Gold Daily and Silver Weekly Charts - Fool Me Once Shame On You...



One cannot help but notice that the bear raids in the precious metals sector are coming in thin trading and are notable for their lighter volumes as compared to buying. They are also coordinated across a variety of related products including mining stocks etc. which are likely used to hedge losses on the futures contracts.

One possible explanation for this unusual volatility is here: Portrait of Desperation, and I suggest that you take a minute to look at it.

I think the Comex dealer inventory chart is telling, and while it might be resolved through procurement of a large, unallocated inflow of silver, I am at a loss to find out where that might originate, unless it is from the market itself, which would seem to demand higher, not lower prices, despite all the jawboning and spin from the Wall Street demimonde.
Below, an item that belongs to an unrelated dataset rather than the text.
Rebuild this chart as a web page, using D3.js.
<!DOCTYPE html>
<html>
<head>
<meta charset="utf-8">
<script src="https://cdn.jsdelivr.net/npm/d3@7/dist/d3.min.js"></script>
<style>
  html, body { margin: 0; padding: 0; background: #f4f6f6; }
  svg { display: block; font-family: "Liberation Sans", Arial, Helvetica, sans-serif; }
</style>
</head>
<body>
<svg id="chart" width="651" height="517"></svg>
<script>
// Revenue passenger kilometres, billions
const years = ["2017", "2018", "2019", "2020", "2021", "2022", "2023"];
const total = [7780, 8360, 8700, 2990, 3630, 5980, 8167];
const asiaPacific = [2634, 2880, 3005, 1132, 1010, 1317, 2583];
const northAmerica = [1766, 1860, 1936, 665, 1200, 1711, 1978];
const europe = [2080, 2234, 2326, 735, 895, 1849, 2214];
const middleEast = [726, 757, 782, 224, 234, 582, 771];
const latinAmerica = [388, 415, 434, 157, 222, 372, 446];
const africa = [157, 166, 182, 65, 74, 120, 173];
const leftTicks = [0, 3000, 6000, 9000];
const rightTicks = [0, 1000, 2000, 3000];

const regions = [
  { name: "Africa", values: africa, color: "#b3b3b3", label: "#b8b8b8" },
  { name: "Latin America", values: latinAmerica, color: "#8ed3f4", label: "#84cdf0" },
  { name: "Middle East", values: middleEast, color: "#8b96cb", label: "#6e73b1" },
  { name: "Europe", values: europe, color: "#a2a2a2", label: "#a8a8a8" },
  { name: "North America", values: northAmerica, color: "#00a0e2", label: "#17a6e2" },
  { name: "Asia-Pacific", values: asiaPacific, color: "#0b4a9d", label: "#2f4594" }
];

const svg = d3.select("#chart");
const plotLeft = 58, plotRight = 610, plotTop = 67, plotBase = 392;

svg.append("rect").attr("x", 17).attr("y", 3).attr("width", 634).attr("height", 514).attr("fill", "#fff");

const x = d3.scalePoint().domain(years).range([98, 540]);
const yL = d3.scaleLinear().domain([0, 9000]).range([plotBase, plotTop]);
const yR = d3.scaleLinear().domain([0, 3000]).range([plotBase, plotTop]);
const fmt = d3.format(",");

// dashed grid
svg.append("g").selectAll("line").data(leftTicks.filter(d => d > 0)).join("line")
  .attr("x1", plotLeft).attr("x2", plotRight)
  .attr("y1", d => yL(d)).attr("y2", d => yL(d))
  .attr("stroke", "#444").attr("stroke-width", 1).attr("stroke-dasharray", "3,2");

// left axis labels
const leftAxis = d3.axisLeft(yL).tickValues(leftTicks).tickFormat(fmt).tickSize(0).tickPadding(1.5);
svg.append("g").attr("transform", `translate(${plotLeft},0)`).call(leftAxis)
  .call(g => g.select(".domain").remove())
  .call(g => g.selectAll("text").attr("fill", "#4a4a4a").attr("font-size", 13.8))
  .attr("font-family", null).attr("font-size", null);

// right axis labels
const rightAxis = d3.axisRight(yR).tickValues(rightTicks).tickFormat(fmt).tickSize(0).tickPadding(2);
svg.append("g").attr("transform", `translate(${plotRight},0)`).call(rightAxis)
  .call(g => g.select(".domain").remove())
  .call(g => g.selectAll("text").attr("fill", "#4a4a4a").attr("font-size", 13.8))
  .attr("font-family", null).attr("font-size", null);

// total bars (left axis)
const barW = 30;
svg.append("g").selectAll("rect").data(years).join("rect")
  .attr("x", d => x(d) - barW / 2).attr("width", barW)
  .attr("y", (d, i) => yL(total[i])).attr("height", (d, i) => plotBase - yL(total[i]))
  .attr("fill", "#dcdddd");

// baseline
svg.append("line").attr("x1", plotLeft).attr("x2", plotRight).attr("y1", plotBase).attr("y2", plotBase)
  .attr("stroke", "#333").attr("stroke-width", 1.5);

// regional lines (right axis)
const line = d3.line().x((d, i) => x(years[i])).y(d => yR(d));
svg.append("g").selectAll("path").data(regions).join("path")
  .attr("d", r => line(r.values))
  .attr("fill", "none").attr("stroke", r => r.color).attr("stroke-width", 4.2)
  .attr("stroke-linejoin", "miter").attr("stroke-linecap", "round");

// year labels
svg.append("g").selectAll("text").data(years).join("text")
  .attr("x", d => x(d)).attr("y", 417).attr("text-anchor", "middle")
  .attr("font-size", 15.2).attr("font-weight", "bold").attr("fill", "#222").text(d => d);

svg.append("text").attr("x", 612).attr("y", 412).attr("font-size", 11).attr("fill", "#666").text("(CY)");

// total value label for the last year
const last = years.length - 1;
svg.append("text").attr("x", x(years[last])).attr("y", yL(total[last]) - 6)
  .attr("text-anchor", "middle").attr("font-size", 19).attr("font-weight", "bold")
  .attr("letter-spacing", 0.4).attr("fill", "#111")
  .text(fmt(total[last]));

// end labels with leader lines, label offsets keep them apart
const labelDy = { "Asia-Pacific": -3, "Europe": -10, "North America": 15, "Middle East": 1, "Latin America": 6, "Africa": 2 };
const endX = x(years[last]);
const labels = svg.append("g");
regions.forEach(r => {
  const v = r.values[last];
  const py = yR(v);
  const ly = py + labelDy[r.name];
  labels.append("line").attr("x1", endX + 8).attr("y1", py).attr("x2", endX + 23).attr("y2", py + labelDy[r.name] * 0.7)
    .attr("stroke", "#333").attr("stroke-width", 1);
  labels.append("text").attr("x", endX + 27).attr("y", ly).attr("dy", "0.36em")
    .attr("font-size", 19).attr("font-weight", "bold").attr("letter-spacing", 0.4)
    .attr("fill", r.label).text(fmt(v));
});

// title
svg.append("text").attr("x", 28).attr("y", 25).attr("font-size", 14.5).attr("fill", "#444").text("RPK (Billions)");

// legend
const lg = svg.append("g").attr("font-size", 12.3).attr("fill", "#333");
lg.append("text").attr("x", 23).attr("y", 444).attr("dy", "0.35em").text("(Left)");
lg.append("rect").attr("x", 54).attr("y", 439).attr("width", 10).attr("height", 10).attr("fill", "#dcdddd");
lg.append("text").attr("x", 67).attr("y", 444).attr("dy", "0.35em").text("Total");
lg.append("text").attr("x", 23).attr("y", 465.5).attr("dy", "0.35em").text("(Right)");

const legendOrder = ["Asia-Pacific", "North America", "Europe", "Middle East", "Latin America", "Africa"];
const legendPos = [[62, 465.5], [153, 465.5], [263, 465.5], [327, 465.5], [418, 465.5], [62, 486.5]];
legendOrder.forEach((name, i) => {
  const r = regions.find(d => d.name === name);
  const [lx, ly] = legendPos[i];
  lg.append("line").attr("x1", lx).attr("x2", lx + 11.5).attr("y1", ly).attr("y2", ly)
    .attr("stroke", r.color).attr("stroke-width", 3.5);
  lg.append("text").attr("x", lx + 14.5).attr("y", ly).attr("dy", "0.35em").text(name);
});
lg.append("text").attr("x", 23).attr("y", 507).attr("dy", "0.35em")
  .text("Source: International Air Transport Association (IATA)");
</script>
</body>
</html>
The western governments, central banks, and IMF have long ago exhausted their strategic supplies of silver, so the bullion banks cannot effectively turn to them for direct relief as they have done over the past ten years in the case of gold.

Obviously there are other explanations. But a short squeeze being conducted not by one or two big players who can be dealt with by the exchange, but by a global market acting independently and almost en masse seems to satisfy Occam's Razor, at least in my mind.

In this case the market corner by a few traders has been on the short side, which is what went parabolic first, in both the futures and the derivatives markets.  And it appears to be largely held by two big banks.

The big players are eating that short position in stages while they scramble to hold the markets under some measure of control. I agree with those who say that this will end badly.

As someone who watches the markets daily, and for many years, I cannot help but feel that after all this, after the financial collapse and all the related frauds and deceptions in mortgages and CDS, that we have ultimately learned nothing.

Could the precious metals market and the Comex be placed at risk by a few large financial institutions that in their hubris engaged in over-leveraged but highly profitable trades that placed them at excessive risk, and by extension risked the financial system?

How many times can one be surprised by the disclosure of an outrageous and pervasive fraud before they might wish to start questioning their basic assumptions about how things really work?

But at the end of the day in the short term silver had gotten ahead of itself, and it is now correcting and consolidating its gains as I had mentioned it would. And the new holders of futures contracts from the option expiration will be tried, and after this silver will be held in strong hands.

And in the background, gold grinds steadily higher to our objective of 1590.